What you need to do: Transcribe the material word for word, but without the images.

Data block:
## Begin

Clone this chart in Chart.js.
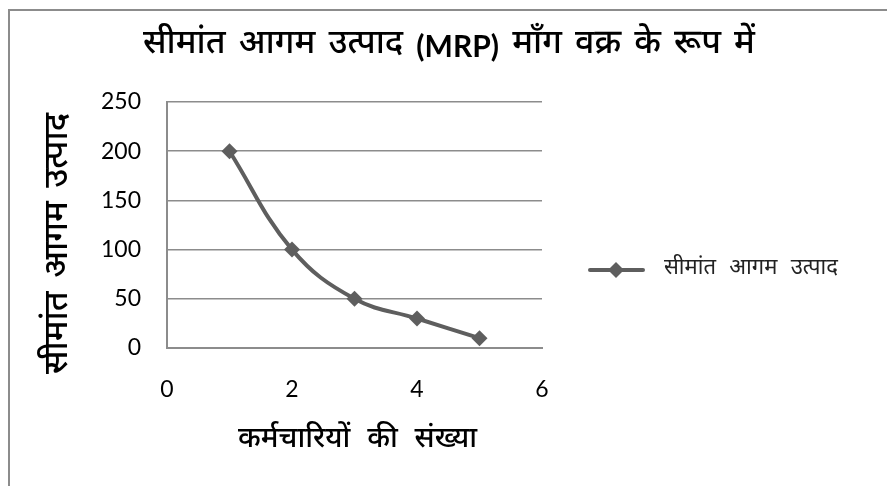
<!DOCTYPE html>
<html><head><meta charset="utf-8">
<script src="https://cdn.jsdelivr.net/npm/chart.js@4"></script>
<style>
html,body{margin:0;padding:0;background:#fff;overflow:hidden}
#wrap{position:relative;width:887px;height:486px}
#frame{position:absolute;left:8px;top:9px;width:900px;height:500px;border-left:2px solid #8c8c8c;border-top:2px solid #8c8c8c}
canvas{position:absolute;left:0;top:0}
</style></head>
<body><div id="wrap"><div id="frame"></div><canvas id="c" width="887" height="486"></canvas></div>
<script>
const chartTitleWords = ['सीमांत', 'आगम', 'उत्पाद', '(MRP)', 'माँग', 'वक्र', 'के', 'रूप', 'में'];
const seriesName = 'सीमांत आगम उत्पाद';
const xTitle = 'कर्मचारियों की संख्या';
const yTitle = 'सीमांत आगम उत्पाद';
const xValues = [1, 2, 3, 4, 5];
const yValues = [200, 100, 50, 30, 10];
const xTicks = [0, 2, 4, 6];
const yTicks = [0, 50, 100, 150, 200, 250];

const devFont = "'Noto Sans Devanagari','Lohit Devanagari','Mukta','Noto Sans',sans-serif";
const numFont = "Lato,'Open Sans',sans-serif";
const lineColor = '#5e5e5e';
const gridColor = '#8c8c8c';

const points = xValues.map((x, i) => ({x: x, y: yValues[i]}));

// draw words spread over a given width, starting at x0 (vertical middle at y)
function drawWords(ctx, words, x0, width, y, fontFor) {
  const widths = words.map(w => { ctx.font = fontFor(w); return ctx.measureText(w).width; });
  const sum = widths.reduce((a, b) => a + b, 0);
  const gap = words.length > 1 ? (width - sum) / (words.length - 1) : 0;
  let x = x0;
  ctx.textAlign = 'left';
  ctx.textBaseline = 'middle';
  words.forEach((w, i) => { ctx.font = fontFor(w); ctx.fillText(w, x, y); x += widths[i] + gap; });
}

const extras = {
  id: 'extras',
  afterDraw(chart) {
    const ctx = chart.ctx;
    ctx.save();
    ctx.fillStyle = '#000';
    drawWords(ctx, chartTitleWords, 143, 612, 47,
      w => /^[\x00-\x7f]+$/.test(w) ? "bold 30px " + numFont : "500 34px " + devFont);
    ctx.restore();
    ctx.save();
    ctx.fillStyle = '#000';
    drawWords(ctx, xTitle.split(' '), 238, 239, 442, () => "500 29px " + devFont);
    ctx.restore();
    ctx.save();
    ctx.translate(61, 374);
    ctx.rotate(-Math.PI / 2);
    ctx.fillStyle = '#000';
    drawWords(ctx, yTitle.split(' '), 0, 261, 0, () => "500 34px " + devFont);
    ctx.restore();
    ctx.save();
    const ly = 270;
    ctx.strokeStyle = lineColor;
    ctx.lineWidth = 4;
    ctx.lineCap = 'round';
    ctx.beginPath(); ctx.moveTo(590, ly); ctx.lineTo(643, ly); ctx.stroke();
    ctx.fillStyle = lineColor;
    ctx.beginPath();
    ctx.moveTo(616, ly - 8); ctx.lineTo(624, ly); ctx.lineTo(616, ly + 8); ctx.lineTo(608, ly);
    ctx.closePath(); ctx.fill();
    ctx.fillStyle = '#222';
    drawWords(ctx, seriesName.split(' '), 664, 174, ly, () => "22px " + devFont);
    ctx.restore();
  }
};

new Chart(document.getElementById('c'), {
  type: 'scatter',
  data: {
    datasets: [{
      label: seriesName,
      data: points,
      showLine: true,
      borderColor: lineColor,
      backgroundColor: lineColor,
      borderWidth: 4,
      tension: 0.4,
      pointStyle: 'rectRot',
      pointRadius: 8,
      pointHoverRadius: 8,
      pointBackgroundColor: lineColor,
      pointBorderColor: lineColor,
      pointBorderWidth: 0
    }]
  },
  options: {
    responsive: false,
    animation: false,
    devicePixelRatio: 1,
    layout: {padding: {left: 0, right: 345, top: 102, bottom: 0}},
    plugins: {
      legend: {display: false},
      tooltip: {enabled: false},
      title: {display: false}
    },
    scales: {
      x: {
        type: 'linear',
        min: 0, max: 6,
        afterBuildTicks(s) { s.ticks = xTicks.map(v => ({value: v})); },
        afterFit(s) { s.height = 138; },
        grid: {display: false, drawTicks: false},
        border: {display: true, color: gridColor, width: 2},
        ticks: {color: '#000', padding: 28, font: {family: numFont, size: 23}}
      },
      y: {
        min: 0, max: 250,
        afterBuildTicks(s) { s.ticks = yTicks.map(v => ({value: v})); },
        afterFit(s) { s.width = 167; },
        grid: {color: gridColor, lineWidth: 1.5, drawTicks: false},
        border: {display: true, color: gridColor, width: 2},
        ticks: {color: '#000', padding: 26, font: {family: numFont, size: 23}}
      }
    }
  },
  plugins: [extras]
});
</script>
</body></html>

## End

Task response:
Clone this chart in Chart.js.
<!DOCTYPE html>
<html><head><meta charset="utf-8">
<script src="https://cdn.jsdelivr.net/npm/chart.js@4"></script>
<style>
html,body{margin:0;padding:0;background:#fff;overflow:hidden}
#wrap{position:relative;width:887px;height:486px}
#frame{position:absolute;left:8px;top:9px;width:900px;height:500px;border-left:2px solid #8c8c8c;border-top:2px solid #8c8c8c}
canvas{position:absolute;left:0;top:0}
</style></head>
<body><div id="wrap"><div id="frame"></div><canvas id="c" width="887" height="486"></canvas></div>
<script>
const chartTitleWords = ['सीमांत', 'आगम', 'उत्पाद', '(MRP)', 'माँग', 'वक्र', 'के', 'रूप', 'में'];
const seriesName = 'सीमांत आगम उत्पाद';
const xTitle = 'कर्मचारियों की संख्या';
const yTitle = 'सीमांत आगम उत्पाद';
const xValues = [1, 2, 3, 4, 5];
const yValues = [200, 100, 50, 30, 10];
const xTicks = [0, 2, 4, 6];
const yTicks = [0, 50, 100, 150, 200, 250];

const devFont = "'Noto Sans Devanagari','Lohit Devanagari','Mukta','Noto Sans',sans-serif";
const numFont = "Lato,'Open Sans',sans-serif";
const lineColor = '#5e5e5e';
const gridColor = '#8c8c8c';

const points = xValues.map((x, i) => ({x: x, y: yValues[i]}));

// draw words spread over a given width, starting at x0 (vertical middle at y)
function drawWords(ctx, words, x0, width, y, fontFor) {
  const widths = words.map(w => { ctx.font = fontFor(w); return ctx.measureText(w).width; });
  const sum = widths.reduce((a, b) => a + b, 0);
  const gap = words.length > 1 ? (width - sum) / (words.length - 1) : 0;
  let x = x0;
  ctx.textAlign = 'left';
  ctx.textBaseline = 'middle';
  words.forEach((w, i) => { ctx.font = fontFor(w); ctx.fillText(w, x, y); x += widths[i] + gap; });
}

const extras = {
  id: 'extras',
  afterDraw(chart) {
    const ctx = chart.ctx;
    ctx.save();
    ctx.fillStyle = '#000';
    drawWords(ctx, chartTitleWords, 143, 612, 47,
      w => /^[\x00-\x7f]+$/.test(w) ? "bold 30px " + numFont : "500 34px " + devFont);
    ctx.restore();
    ctx.save();
    ctx.fillStyle = '#000';
    drawWords(ctx, xTitle.split(' '), 238, 239, 442, () => "500 29px " + devFont);
    ctx.restore();
    ctx.save();
    ctx.translate(61, 374);
    ctx.rotate(-Math.PI / 2);
    ctx.fillStyle = '#000';
    drawWords(ctx, yTitle.split(' '), 0, 261, 0, () => "500 34px " + devFont);
    ctx.restore();
    ctx.save();
    const ly = 270;
    ctx.strokeStyle = lineColor;
    ctx.lineWidth = 4;
    ctx.lineCap = 'round';
    ctx.beginPath(); ctx.moveTo(590, ly); ctx.lineTo(643, ly); ctx.stroke();
    ctx.fillStyle = lineColor;
    ctx.beginPath();
    ctx.moveTo(616, ly - 8); ctx.lineTo(624, ly); ctx.lineTo(616, ly + 8); ctx.lineTo(608, ly);
    ctx.closePath(); ctx.fill();
    ctx.fillStyle = '#222';
    drawWords(ctx, seriesName.split(' '), 664, 174, ly, () => "22px " + devFont);
    ctx.restore();
  }
};

new Chart(document.getElementById('c'), {
  type: 'scatter',
  data: {
    datasets: [{
      label: seriesName,
      data: points,
      showLine: true,
      borderColor: lineColor,
      backgroundColor: lineColor,
      borderWidth: 4,
      tension: 0.4,
      pointStyle: 'rectRot',
      pointRadius: 8,
      pointHoverRadius: 8,
      pointBackgroundColor: lineColor,
      pointBorderColor: lineColor,
      pointBorderWidth: 0
    }]
  },
  options: {
    responsive: false,
    animation: false,
    devicePixelRatio: 1,
    layout: {padding: {left: 0, right: 345, top: 102, bottom: 0}},
    plugins: {
      legend: {display: false},
      tooltip: {enabled: false},
      title: {display: false}
    },
    scales: {
      x: {
        type: 'linear',
        min: 0, max: 6,
        afterBuildTicks(s) { s.ticks = xTicks.map(v => ({value: v})); },
        afterFit(s) { s.height = 138; },
        grid: {display: false, drawTicks: false},
        border: {display: true, color: gridColor, width: 2},
        ticks: {color: '#000', padding: 28, font: {family: numFont, size: 23}}
      },
      y: {
        min: 0, max: 250,
        afterBuildTicks(s) { s.ticks = yTicks.map(v => ({value: v})); },
        afterFit(s) { s.width = 167; },
        grid: {color: gridColor, lineWidth: 1.5, drawTicks: false},
        border: {display: true, color: gridColor, width: 2},
        ticks: {color: '#000', padding: 26, font: {family: numFont, size: 23}}
      }
    }
  },
  plugins: [extras]
});
</script>
</body></html>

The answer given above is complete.